Dataset |
╭──

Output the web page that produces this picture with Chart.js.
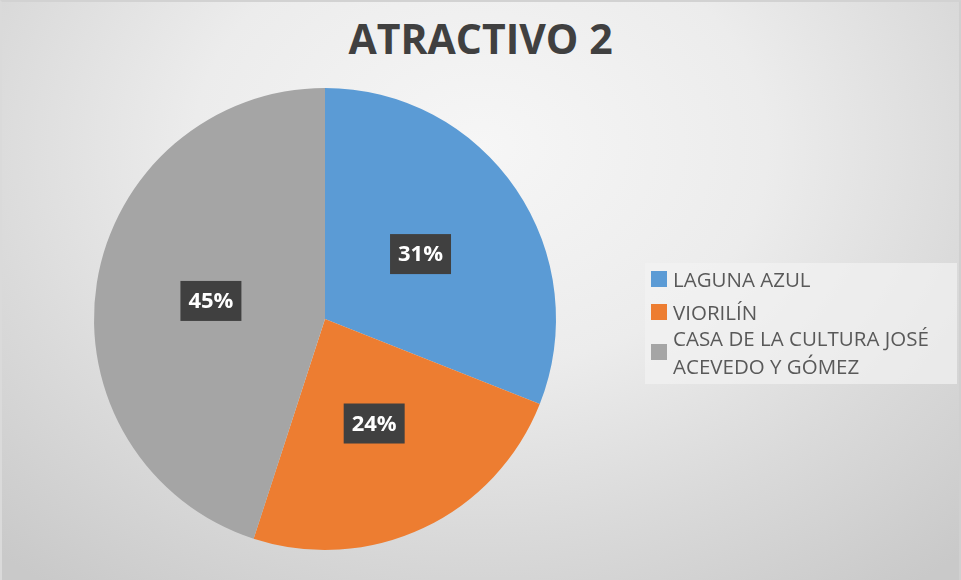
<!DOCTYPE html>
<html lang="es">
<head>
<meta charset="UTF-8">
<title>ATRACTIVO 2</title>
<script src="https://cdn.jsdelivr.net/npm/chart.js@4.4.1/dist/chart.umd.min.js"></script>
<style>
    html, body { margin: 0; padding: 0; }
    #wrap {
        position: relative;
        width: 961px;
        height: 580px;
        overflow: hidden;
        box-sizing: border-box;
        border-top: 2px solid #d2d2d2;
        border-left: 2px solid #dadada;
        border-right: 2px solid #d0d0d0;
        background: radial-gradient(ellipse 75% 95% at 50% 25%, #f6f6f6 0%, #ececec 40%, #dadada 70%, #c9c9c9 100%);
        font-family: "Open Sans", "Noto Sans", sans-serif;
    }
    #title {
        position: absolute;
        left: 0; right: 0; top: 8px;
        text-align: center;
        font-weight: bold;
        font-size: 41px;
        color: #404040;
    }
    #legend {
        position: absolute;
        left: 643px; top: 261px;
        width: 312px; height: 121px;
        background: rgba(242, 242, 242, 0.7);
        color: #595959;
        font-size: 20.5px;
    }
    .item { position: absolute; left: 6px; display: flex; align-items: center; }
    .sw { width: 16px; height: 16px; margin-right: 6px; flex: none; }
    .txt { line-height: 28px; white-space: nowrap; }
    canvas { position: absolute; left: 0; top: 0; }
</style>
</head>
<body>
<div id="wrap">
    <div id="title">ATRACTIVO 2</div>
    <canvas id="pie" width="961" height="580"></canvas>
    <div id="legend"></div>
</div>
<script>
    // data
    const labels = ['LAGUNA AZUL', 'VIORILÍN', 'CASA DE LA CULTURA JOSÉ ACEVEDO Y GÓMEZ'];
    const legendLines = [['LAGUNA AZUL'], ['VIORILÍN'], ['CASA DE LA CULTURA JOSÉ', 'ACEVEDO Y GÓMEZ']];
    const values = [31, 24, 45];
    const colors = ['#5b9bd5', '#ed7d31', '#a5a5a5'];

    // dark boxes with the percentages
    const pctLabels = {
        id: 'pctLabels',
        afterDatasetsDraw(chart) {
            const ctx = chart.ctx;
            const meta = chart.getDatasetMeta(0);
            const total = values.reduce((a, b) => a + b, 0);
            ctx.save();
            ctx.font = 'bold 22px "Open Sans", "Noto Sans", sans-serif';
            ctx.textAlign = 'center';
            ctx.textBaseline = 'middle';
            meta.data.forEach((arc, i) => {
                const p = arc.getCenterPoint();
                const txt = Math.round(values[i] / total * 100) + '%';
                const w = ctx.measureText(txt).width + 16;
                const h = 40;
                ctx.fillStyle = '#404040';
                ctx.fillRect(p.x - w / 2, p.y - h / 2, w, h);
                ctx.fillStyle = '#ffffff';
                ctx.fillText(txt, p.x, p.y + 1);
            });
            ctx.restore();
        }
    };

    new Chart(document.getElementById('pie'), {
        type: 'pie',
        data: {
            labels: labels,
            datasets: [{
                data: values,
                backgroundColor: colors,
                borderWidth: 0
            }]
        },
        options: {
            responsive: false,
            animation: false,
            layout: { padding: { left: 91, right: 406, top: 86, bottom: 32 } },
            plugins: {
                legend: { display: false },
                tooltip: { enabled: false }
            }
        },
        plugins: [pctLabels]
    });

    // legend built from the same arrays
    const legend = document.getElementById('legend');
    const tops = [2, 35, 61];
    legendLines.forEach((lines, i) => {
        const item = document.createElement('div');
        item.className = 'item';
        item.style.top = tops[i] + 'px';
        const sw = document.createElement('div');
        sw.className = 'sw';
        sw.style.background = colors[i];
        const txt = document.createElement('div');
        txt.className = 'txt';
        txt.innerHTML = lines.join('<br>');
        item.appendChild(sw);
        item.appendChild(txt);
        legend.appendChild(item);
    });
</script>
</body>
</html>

╰──
╭──

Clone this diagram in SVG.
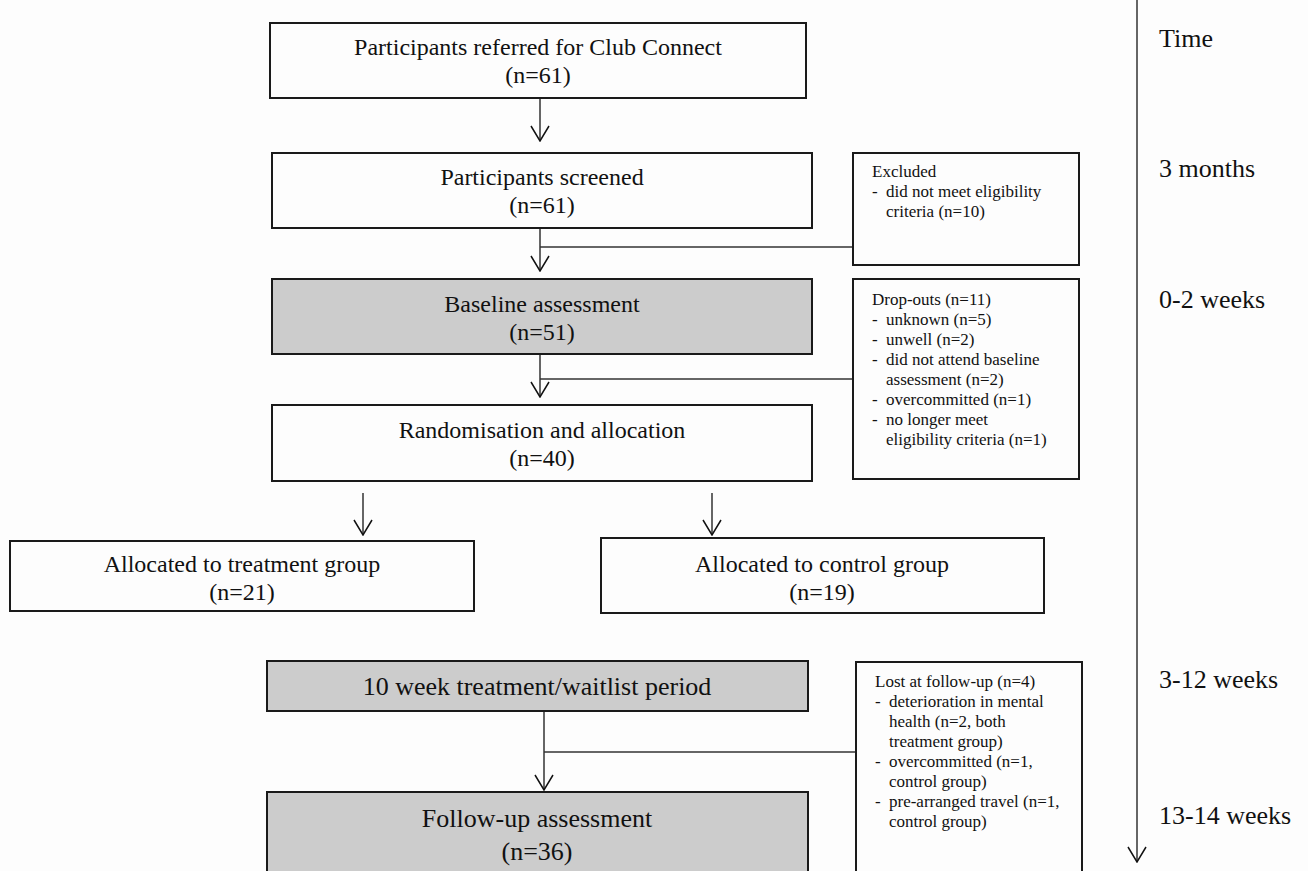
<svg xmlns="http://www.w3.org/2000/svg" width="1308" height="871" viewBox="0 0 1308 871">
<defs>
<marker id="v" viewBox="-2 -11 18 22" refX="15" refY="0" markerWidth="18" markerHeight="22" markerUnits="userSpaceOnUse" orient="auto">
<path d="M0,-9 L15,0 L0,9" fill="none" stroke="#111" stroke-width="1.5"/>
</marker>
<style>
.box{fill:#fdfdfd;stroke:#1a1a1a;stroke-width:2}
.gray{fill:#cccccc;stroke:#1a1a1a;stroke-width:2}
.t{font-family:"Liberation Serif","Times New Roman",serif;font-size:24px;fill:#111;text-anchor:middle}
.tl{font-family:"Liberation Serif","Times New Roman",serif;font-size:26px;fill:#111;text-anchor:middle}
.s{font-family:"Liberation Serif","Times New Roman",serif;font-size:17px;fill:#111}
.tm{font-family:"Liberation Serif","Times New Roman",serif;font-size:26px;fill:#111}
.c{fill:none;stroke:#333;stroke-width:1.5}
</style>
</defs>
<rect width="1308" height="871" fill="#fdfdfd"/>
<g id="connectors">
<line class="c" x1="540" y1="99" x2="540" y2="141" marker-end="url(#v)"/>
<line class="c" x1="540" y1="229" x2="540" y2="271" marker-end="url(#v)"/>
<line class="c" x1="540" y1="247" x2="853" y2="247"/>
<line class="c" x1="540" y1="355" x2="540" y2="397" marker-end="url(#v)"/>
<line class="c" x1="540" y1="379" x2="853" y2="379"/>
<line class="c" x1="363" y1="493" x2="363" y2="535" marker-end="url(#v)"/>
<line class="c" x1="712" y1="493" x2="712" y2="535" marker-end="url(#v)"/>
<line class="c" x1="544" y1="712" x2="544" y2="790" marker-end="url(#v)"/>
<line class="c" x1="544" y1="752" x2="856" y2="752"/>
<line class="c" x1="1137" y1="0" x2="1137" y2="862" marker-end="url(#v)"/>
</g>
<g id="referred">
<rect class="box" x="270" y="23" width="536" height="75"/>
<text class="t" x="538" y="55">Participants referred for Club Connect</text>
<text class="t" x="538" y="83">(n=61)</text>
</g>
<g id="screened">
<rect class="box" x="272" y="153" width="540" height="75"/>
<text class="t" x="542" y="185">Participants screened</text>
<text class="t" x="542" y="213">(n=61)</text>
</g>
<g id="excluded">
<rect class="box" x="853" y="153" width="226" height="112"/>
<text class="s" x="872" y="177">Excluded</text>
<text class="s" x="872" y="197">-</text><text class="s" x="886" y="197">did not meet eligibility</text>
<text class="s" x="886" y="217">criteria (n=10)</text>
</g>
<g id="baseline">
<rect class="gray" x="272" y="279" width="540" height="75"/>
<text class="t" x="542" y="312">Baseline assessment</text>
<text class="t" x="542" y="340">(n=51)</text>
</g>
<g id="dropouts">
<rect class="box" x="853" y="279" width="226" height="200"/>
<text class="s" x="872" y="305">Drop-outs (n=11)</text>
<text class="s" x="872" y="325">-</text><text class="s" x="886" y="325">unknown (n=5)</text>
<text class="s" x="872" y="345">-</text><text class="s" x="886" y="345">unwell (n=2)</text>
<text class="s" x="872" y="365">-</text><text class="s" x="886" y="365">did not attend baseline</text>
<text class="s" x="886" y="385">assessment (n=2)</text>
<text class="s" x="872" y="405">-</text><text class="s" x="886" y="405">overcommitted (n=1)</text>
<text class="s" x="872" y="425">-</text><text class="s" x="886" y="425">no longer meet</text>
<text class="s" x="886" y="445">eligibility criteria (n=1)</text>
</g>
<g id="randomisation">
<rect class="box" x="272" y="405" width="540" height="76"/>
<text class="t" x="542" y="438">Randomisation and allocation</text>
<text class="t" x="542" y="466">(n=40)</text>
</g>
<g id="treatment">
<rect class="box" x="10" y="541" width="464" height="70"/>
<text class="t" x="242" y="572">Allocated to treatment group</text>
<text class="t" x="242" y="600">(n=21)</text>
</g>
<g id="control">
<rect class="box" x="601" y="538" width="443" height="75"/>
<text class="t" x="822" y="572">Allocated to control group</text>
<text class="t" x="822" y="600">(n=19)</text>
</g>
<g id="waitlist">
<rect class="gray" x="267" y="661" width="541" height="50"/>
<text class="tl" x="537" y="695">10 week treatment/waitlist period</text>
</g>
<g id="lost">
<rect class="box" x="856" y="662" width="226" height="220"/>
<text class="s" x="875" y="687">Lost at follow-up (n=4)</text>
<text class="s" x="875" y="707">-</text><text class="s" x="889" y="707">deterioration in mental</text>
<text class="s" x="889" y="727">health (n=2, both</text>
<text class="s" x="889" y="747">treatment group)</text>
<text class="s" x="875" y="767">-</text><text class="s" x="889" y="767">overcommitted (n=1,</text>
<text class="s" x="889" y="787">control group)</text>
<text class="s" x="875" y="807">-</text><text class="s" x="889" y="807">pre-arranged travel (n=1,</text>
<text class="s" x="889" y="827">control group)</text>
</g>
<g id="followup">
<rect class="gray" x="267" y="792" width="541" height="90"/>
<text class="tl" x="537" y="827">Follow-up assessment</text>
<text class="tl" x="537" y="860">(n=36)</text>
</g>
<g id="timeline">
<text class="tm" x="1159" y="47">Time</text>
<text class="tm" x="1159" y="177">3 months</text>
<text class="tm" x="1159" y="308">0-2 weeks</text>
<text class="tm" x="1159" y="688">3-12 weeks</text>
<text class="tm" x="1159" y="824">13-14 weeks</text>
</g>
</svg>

╰──
╭──

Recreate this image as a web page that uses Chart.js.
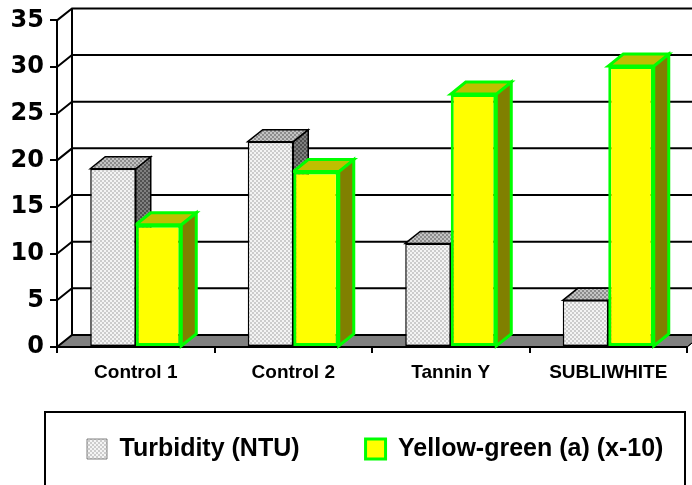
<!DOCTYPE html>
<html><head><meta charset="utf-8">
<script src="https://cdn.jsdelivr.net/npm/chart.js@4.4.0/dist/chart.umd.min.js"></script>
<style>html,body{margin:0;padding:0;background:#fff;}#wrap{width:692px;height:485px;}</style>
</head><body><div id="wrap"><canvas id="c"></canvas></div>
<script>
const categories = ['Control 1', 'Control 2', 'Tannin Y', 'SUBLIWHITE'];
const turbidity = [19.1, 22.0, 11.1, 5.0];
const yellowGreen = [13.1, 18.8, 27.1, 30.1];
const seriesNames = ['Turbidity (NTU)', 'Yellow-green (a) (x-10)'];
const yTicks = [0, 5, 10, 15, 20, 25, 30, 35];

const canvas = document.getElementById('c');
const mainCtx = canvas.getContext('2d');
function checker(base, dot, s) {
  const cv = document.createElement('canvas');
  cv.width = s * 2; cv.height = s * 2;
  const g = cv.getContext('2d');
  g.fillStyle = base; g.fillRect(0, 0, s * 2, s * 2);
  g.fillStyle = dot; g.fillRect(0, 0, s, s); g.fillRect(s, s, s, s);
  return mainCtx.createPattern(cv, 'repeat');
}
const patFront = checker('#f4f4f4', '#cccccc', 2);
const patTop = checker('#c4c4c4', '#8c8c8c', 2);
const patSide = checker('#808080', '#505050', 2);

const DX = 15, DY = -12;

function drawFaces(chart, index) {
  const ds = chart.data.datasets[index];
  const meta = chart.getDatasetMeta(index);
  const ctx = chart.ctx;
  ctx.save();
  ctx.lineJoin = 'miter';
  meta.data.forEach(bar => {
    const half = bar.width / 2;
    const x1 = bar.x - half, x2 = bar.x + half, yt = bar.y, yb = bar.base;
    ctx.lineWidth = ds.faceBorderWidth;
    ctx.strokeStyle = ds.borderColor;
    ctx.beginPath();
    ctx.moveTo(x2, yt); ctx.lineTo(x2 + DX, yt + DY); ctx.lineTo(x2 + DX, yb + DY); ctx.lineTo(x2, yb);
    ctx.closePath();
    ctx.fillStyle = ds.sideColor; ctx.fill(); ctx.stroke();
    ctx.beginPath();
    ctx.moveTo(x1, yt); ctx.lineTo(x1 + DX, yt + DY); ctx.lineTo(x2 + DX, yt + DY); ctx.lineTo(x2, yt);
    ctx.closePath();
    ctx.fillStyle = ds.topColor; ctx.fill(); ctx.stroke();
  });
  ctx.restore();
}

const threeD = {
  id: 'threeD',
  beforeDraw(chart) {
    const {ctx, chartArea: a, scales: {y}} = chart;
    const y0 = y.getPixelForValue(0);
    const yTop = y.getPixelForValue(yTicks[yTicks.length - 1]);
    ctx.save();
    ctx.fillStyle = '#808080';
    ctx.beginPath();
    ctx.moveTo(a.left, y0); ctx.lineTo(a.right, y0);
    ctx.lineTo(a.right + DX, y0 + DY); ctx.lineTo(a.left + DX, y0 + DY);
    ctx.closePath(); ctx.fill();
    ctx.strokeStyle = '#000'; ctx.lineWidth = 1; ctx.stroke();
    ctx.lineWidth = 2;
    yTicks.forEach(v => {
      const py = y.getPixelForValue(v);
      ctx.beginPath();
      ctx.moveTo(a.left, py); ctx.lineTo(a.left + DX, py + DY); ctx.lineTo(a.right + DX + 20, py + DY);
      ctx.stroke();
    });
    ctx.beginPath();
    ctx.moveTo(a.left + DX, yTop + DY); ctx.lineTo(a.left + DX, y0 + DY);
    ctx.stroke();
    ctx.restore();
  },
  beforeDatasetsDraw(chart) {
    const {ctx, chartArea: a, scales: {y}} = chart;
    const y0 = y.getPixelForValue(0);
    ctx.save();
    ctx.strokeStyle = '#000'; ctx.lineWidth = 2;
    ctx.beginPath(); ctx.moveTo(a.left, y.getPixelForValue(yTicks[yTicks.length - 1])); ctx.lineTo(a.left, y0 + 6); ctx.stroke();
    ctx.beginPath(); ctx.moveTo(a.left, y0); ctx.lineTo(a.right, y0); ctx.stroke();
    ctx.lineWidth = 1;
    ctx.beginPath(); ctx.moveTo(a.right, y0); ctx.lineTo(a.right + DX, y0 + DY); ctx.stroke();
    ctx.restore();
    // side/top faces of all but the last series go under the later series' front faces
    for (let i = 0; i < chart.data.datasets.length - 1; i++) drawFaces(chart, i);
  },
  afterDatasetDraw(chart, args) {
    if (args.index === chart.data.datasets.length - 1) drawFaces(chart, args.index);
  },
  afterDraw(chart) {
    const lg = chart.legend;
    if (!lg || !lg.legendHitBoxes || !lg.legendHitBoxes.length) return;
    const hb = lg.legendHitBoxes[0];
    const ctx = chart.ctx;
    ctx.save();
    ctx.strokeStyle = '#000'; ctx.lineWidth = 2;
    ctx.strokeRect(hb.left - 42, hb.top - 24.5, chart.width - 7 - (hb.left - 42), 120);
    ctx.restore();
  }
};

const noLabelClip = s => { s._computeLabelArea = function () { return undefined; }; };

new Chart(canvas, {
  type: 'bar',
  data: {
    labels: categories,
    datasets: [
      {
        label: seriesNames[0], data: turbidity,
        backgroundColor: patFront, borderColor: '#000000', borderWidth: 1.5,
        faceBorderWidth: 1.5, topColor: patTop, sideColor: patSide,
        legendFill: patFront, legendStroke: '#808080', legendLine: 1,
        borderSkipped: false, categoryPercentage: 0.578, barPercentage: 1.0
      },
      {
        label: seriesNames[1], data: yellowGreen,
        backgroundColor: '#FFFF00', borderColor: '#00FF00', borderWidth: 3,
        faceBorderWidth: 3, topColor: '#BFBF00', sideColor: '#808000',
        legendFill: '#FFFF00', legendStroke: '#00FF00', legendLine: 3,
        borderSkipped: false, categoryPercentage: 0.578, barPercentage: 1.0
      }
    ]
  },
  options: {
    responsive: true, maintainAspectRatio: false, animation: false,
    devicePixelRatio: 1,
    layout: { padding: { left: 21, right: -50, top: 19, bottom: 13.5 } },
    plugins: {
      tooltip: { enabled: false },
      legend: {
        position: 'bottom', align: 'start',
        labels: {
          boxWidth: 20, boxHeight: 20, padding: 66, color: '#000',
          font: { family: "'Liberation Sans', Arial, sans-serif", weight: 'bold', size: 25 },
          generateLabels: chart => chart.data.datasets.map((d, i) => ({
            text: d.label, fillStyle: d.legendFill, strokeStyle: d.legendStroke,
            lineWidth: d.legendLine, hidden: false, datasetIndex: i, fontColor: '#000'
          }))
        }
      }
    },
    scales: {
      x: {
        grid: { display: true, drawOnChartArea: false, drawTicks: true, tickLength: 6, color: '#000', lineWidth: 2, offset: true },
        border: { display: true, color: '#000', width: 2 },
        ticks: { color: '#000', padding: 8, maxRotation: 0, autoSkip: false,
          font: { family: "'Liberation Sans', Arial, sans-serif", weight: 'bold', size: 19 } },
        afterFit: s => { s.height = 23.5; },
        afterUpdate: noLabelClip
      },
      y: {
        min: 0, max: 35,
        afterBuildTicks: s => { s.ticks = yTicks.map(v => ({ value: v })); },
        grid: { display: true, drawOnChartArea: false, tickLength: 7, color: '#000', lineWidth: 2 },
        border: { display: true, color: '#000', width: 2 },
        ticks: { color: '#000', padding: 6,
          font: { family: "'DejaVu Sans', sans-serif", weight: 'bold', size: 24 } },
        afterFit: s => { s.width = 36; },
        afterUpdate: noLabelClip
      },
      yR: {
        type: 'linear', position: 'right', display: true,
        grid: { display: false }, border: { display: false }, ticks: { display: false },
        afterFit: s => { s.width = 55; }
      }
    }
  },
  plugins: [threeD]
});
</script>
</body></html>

╰──

Directions |
Copy only what runs above from the line containing "Recreate this image" through the line containing "const DX = 15, DY = -12;", exactly. Leave out the pictures.

Right answer |
Recreate this image as a web page that uses Chart.js.
<!DOCTYPE html>
<html><head><meta charset="utf-8">
<script src="https://cdn.jsdelivr.net/npm/chart.js@4.4.0/dist/chart.umd.min.js"></script>
<style>html,body{margin:0;padding:0;background:#fff;}#wrap{width:692px;height:485px;}</style>
</head><body><div id="wrap"><canvas id="c"></canvas></div>
<script>
const categories = ['Control 1', 'Control 2', 'Tannin Y', 'SUBLIWHITE'];
const turbidity = [19.1, 22.0, 11.1, 5.0];
const yellowGreen = [13.1, 18.8, 27.1, 30.1];
const seriesNames = ['Turbidity (NTU)', 'Yellow-green (a) (x-10)'];
const yTicks = [0, 5, 10, 15, 20, 25, 30, 35];

const canvas = document.getElementById('c');
const mainCtx = canvas.getContext('2d');
function checker(base, dot, s) {
  const cv = document.createElement('canvas');
  cv.width = s * 2; cv.height = s * 2;
  const g = cv.getContext('2d');
  g.fillStyle = base; g.fillRect(0, 0, s * 2, s * 2);
  g.fillStyle = dot; g.fillRect(0, 0, s, s); g.fillRect(s, s, s, s);
  return mainCtx.createPattern(cv, 'repeat');
}
const patFront = checker('#f4f4f4', '#cccccc', 2);
const patTop = checker('#c4c4c4', '#8c8c8c', 2);
const patSide = checker('#808080', '#505050', 2);

const DX = 15, DY = -12;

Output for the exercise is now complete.